- [DATA SEGMENT]:

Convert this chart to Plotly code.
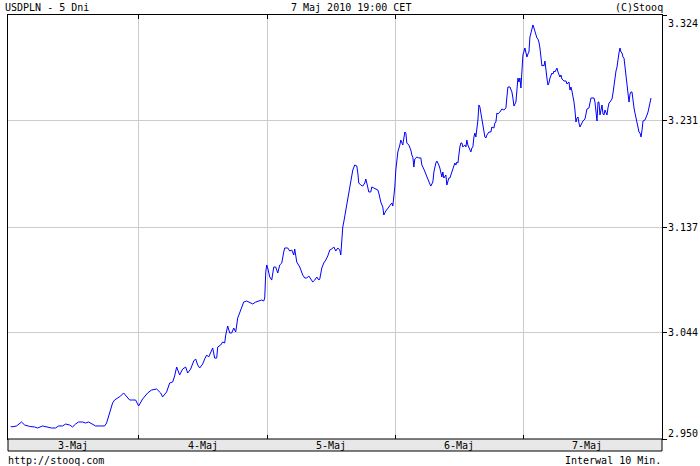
import plotly.graph_objects as go

# ---- data -------------------------------------------------------------
title_left = "USDPLN - 5 Dni"
title_mid = "7 Maj 2010 19:00 CET"
title_right = "(C)Stooq"
footer_left = "http://stooq.com"
footer_right = "Interwal 10 Min."

day_labels = ["3-Maj", "4-Maj", "5-Maj", "6-Maj", "7-Maj"]
day_bounds = [24, 48, 72, 96]          # hours since 3-Maj 00:00
y_ticks = [3.324, 3.231, 3.137, 3.044, 2.950]

# hours since 3-Maj 00:00 (10-minute bars)
hours = [
    0.00, 0.13, 1.07, 2.01, 2.57, 3.51, 4.44, 5.01, 5.94, 6.69, 7.63, 8.38, 8.94, 9.69,
    10.26, 11.01, 11.57, 12.13, 12.69, 13.44, 14.01, 14.57, 15.32, 15.88, 16.63, 17.57,
    17.94, 18.32, 18.69, 19.07, 19.44, 20.01, 20.57, 21.13, 21.69, 22.26, 22.82, 23.38,
    23.94, 24.69, 25.63, 26.38, 27.32, 28.07, 28.44, 29.19, 29.76, 30.32, 30.69, 31.07,
    31.63, 32.19, 32.76, 33.13, 33.69, 34.26, 34.63, 35.01, 35.38, 35.94, 36.32, 36.69,
    37.07, 37.44, 37.82, 38.19, 38.57, 38.76, 39.32, 39.69, 40.07, 40.26, 40.63, 41.01,
    41.38, 41.76, 42.13, 42.51, 42.88, 43.26, 43.63, 44.19, 44.76, 45.32, 45.88, 46.44,
    47.01, 47.38, 47.57, 47.76, 47.94, 48.13, 48.51, 48.88, 49.26, 49.63, 50.01, 50.38,
    50.76, 51.13, 51.32, 51.88, 52.26, 52.63, 53.01, 53.19, 53.57, 54.13, 54.69, 55.07,
    55.44, 55.82, 56.19, 56.57, 56.94, 57.32, 57.69, 57.88, 58.26, 58.63, 59.01, 59.38,
    59.76, 60.13, 60.51, 60.88, 61.26, 61.63, 61.82, 62.01, 62.19, 62.38, 62.76, 63.13,
    63.51, 63.88, 64.07, 64.44, 64.82, 65.01, 65.19, 65.57, 65.94, 66.32, 66.51, 66.69,
    67.07, 67.44, 67.63, 68.01, 68.38, 68.76, 68.94, 69.32, 69.69, 69.88, 70.26, 70.63,
    71.01, 71.38, 71.57, 71.76, 71.94, 72.13, 72.32, 72.51, 72.88, 73.07, 73.44, 73.63,
    73.82, 74.01, 74.19, 74.57, 74.94, 75.13, 75.32, 75.51, 75.69, 76.07, 76.44, 76.82,
    77.01, 77.38, 77.76, 78.13, 78.51, 78.69, 79.07, 79.26, 79.63, 79.82, 80.19, 80.38,
    80.76, 80.94, 81.13, 81.51, 81.69, 82.07, 82.26, 82.44, 82.63, 83.01, 83.19, 83.38,
    83.57, 83.76, 83.94, 84.13, 84.32, 84.51, 84.69, 85.07, 85.26, 85.44, 85.63, 86.01,
    86.19, 86.38, 86.57, 86.76, 86.94, 87.13, 87.32, 87.51, 87.69, 87.88, 88.07, 88.26,
    88.44, 88.63, 88.82, 89.01, 89.19, 89.57, 89.94, 90.13, 90.51, 90.69, 90.88, 91.07,
    91.26, 91.63, 92.01, 92.38, 92.76, 92.94, 93.13, 93.51, 93.88, 94.07, 94.26, 94.63,
    94.82, 95.01, 95.19, 95.38, 95.57, 95.76, 95.94, 96.32, 96.51, 96.69, 96.88, 97.07,
    97.26, 97.44, 97.82, 98.01, 98.19, 98.38, 98.57, 98.76, 98.94, 99.13, 99.32, 99.51,
    99.69, 99.88, 100.07, 100.26, 100.44, 100.63, 100.82, 101.01, 101.38, 101.57, 101.76,
    101.94, 102.13, 102.32, 102.51, 102.88, 103.07, 103.26, 103.63, 104.01, 104.19,
    104.57, 104.76, 104.94, 105.13, 105.32, 105.51, 105.69, 105.88, 106.07, 106.26,
    106.44, 106.63, 106.82, 107.01, 107.19, 107.57, 107.76, 107.94, 108.32, 108.51,
    108.69, 108.88, 109.26, 109.44, 109.63, 109.82, 110.01, 110.19, 110.38, 110.57,
    110.76, 110.94, 111.13, 111.32, 111.51, 111.69, 111.88, 112.07, 112.26, 112.44,
    112.63, 112.82, 113.01, 113.38, 113.57, 113.76, 113.94, 114.13, 114.32, 114.51,
    114.69, 114.88, 115.07, 115.26, 115.44, 115.63, 115.82, 116.01, 116.19, 116.38,
    116.57, 116.76, 116.94, 117.13, 117.32, 117.51, 117.69, 117.88, 118.07, 118.26,
    118.44, 118.82, 119.01, 119.19, 119.38, 119.57, 119.76, 119.94,
]

usdpln = [
    2.9615, 2.9606, 2.9615, 2.9650, 2.9624, 2.9611, 2.9606, 2.9597, 2.9615, 2.9606, 2.9597, 2.9597, 2.9615, 2.9615,
    2.9632, 2.9624, 2.9606, 2.9632, 2.9650, 2.9650, 2.9641, 2.9650, 2.9632, 2.9615, 2.9615, 2.9615,
    2.9641, 2.9694, 2.9756, 2.9818, 2.9844, 2.9862, 2.9879, 2.9906, 2.9879, 2.9844, 2.9844, 2.9844,
    2.9791, 2.9853, 2.9906, 2.9932, 2.9941, 2.9906, 2.9871, 2.9915, 2.9994, 3.0003, 3.0056, 3.0135,
    3.0065, 3.0117, 3.0135, 3.0082, 3.0117, 3.0188, 3.0206, 3.0153, 3.0126, 3.0161, 3.0206, 3.0241,
    3.0223, 3.0267, 3.0303, 3.0214, 3.0214, 3.0311, 3.0329, 3.0356, 3.0347, 3.0417, 3.0497, 3.0435,
    3.0435, 3.0479, 3.0444, 3.0567, 3.0611, 3.0664, 3.0708, 3.0717, 3.0700, 3.0691, 3.0708, 3.0717,
    3.0726, 3.0717, 3.0744, 3.0973, 3.1035, 3.1008, 3.0929, 3.0902, 3.1017, 3.1017, 3.0964, 3.1035,
    3.1052, 3.1149, 3.1185, 3.1185, 3.1158, 3.1167, 3.1123, 3.1176, 3.1061, 3.1017, 3.0946, 3.0920,
    3.0920, 3.0938, 3.0911, 3.0885, 3.0902, 3.0929, 3.0902, 3.0911, 3.1008, 3.1052, 3.1079, 3.1114,
    3.1167, 3.1176, 3.1194, 3.1158, 3.1185, 3.1167, 3.1123, 3.1299, 3.1370, 3.1414, 3.1520, 3.1608,
    3.1714, 3.1811, 3.1873, 3.1917, 3.1908, 3.1846, 3.1758, 3.1740, 3.1731, 3.1758, 3.1793, 3.1758,
    3.1679, 3.1679, 3.1723, 3.1714, 3.1705, 3.1696, 3.1670, 3.1590, 3.1546, 3.1476, 3.1511, 3.1537,
    3.1555, 3.1582, 3.1555, 3.1626, 3.1723, 3.1873, 3.1979, 3.2032, 3.2093, 3.2137, 3.2093, 3.2164,
    3.2208, 3.2199, 3.2111, 3.2093, 3.2049, 3.2005, 3.1987, 3.1899, 3.1970, 3.1987, 3.1979, 3.1979,
    3.1917, 3.1881, 3.1829, 3.1793, 3.1749, 3.1731, 3.1767, 3.1855, 3.1934, 3.1952, 3.1917, 3.1890,
    3.1811, 3.1855, 3.1802, 3.1829, 3.1740, 3.1802, 3.1802, 3.1829, 3.1855, 3.1899, 3.1934, 3.1917,
    3.1943, 3.1934, 3.2014, 3.2076, 3.2111, 3.2111, 3.2076, 3.2093, 3.2076, 3.2137, 3.2093, 3.2049,
    3.2032, 3.2067, 3.2076, 3.2164, 3.2199, 3.2164, 3.2225, 3.2314, 3.2446, 3.2429, 3.2375, 3.2314,
    3.2270, 3.2199, 3.2164, 3.2155, 3.2181, 3.2208, 3.2208, 3.2252, 3.2243, 3.2287, 3.2296, 3.2375,
    3.2367, 3.2384, 3.2411, 3.2402, 3.2420, 3.2516, 3.2605, 3.2605, 3.2561, 3.2508, 3.2437, 3.2472,
    3.2605, 3.2684, 3.2649, 3.2684, 3.2596, 3.2781, 3.2887, 3.2949, 3.2913, 3.2869, 3.2896, 3.2913,
    3.3046, 3.3090, 3.3152, 3.3125, 3.3090, 3.3063, 3.3037, 3.3028, 3.3002, 3.2949, 3.2860, 3.2790,
    3.2799, 3.2790, 3.2834, 3.2728, 3.2684, 3.2622, 3.2640, 3.2684, 3.2728, 3.2719, 3.2746,
    3.2737, 3.2755, 3.2772, 3.2737, 3.2693, 3.2711, 3.2675, 3.2658, 3.2658, 3.2631,
    3.2649, 3.2578, 3.2605, 3.2569, 3.2534, 3.2472, 3.2402, 3.2296, 3.2331, 3.2340,
    3.2287, 3.2252, 3.2270, 3.2287, 3.2305, 3.2322, 3.2358, 3.2411, 3.2420, 3.2464,
    3.2508, 3.2508, 3.2508, 3.2472, 3.2358, 3.2305, 3.2472, 3.2472, 3.2358, 3.2402,
    3.2446, 3.2367, 3.2358, 3.2402, 3.2367, 3.2358, 3.2420, 3.2464, 3.2472, 3.2490,
    3.2499, 3.2552, 3.2640, 3.2746, 3.2781, 3.2860, 3.2905, 3.2949, 3.2913, 3.2905,
    3.2869, 3.2860, 3.2781, 3.2728, 3.2649, 3.2596, 3.2472, 3.2543, 3.2561, 3.2561,
    3.2472, 3.2420, 3.2375, 3.2331, 3.2296, 3.2252, 3.2208, 3.2199, 3.2164, 3.2225,
    3.2305, 3.2314, 3.2331, 3.2358, 3.2384, 3.2420, 3.2472, 3.2508,
]

# ---- figure -----------------------------------------------------------
W, H = 700, 466
M_L, M_R, M_T, M_B = 8, 38, 15, 27
plot_h = H - M_T - M_B
FONT = "DejaVu Sans Mono"

fig = go.Figure()
fig.add_trace(go.Scatter(
    x=hours, y=usdpln, mode="lines",
    line=dict(color="#0000ff", width=1, shape="linear"),
    hoverinfo="skip", showlegend=False,
))

fig.update_layout(
    width=W, height=H,
    margin=dict(l=M_L, r=M_R, t=M_T, b=M_B, pad=0),
    paper_bgcolor="white", plot_bgcolor="white",
    font=dict(family=FONT, size=10, color="black"),
    showlegend=False,
)

fig.update_xaxes(
    range=[-0.53, 122.0], fixedrange=True,
    tickvals=day_bounds, showticklabels=False,
    ticks="inside", ticklen=4, tickcolor="black", tickwidth=1,
    showgrid=True, gridcolor="#cccccc", gridwidth=1,
    showline=True, linecolor="black", linewidth=1, mirror="ticks",
    zeroline=False,
)
fig.update_yaxes(
    range=[y_ticks[-1], y_ticks[0]], side="right", fixedrange=True,
    tickvals=y_ticks, showticklabels=False,
    ticks="outside", ticklen=4, tickcolor="black", tickwidth=1,
    showgrid=True, gridcolor="#cccccc", gridwidth=1,
    showline=True, linecolor="black", linewidth=1, mirror=True,
    zeroline=False,
)

# band under the plot holding the day labels
band_h = 12 / plot_h
fig.add_shape(type="rect", xref="paper", yref="paper",
              x0=0, x1=1, y0=-band_h, y1=0,
              fillcolor="#e8e8e8", line=dict(color="black", width=1), layer="above")

annotations = []
for i, lab in enumerate(day_labels):
    xc = i * 24 + 12
    if i == 0:
        xc = (-0.53 + 24) / 2
    annotations.append(dict(x=xc, xref="x", y=-band_h / 2, yref="paper",
                            text=lab, showarrow=False, xanchor="center", yanchor="middle",
                            font=dict(family=FONT, size=10, color="black")))

for i, v in enumerate(y_ticks):
    shift = -8 if i == 0 else (6 if i == len(y_ticks) - 1 else 0)
    annotations.append(dict(x=1, xref="paper", xshift=4, y=v, yref="y", yshift=shift,
                            text=f"{v:.3f}", showarrow=False, xanchor="left", yanchor="middle",
                            font=dict(family=FONT, size=10, color="black")))

annotations += [
    dict(x=0, xref="paper", xshift=-5, y=1, yref="paper", yshift=8, text=title_left,
         showarrow=False, xanchor="left", yanchor="middle"),
    dict(x=0.524, xref="paper", y=1, yref="paper", yshift=8, text=title_mid,
         showarrow=False, xanchor="center", yanchor="middle"),
    dict(x=1, xref="paper", xshift=3, y=1, yref="paper", yshift=8, text=title_right,
         showarrow=False, xanchor="right", yanchor="middle"),
    dict(x=0, xref="paper", xshift=-2, y=0, yref="paper", yshift=-21, text=footer_left,
         showarrow=False, xanchor="left", yanchor="middle"),
    dict(x=1, xref="paper", xshift=1, y=0, yref="paper", yshift=-21, text=footer_right,
         showarrow=False, xanchor="right", yanchor="middle"),
]
fig.update_layout(annotations=annotations)

fig.write_html(
    "out.html",
    config={"displayModeBar": False, "staticPlot": True},
    post_script="document.body.style.margin='0';document.body.style.overflow='hidden';",
)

- [WHAT YOU HAVE TO DO]:
Reproduce the data above word for word from its first line through the line that holds "import plotly.graph_objects as go", both ends included; skip pictures.

- [WORKED ANSWER]:
Convert this chart to Plotly code.
import plotly.graph_objects as go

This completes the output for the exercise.